President Recep Tayyip Erdogan on Monday took on greater powers than any Turkish leader for decades as he was sworn in for a second presidential term, naming his son-in-law to the key post of finance minister in a revamped cabinet.
Erdogan, who has already transformed Turkey in 15 years of rule, took his oath of office in parliament under the new presidential system denounced by opponents as not being inclusive, AFP reported.
Describing the monumental change as a “new beginning”, he vowed at a later ceremony at his vast Ankara presidential palace to be the president of all 81 million Turks. “We have come not to be master but to be servant of our people,” he added.
He then unveiled the first cabinet under the new system, appointing his son-in-law Berat Albayrak, 40, to the crucial post of finance minister, in a move that appeared to rattle markets.
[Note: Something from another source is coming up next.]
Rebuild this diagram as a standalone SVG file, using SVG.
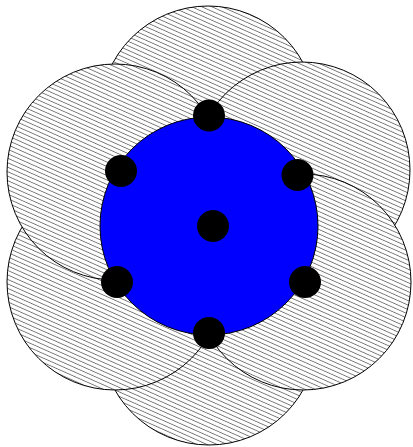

Army chief of staff General Hulusi Akar joined the government as defense minister but Mevlut Cavusoglu kept the post of foreign minister.
Fuat Oktay, a former head of Turkey’s emergencies agency, has been named as the sole vice president, a newly-created post.
Those attending included Ankara’s top allies from Africa, the Middle East and the former Soviet Union but relatively few European figures.
Russian Prime Minister Dmitry Medvedev was present, in a new sign of the warm ties between Ankara and Moscow, as was Venezuelan President Nicolas Maduro.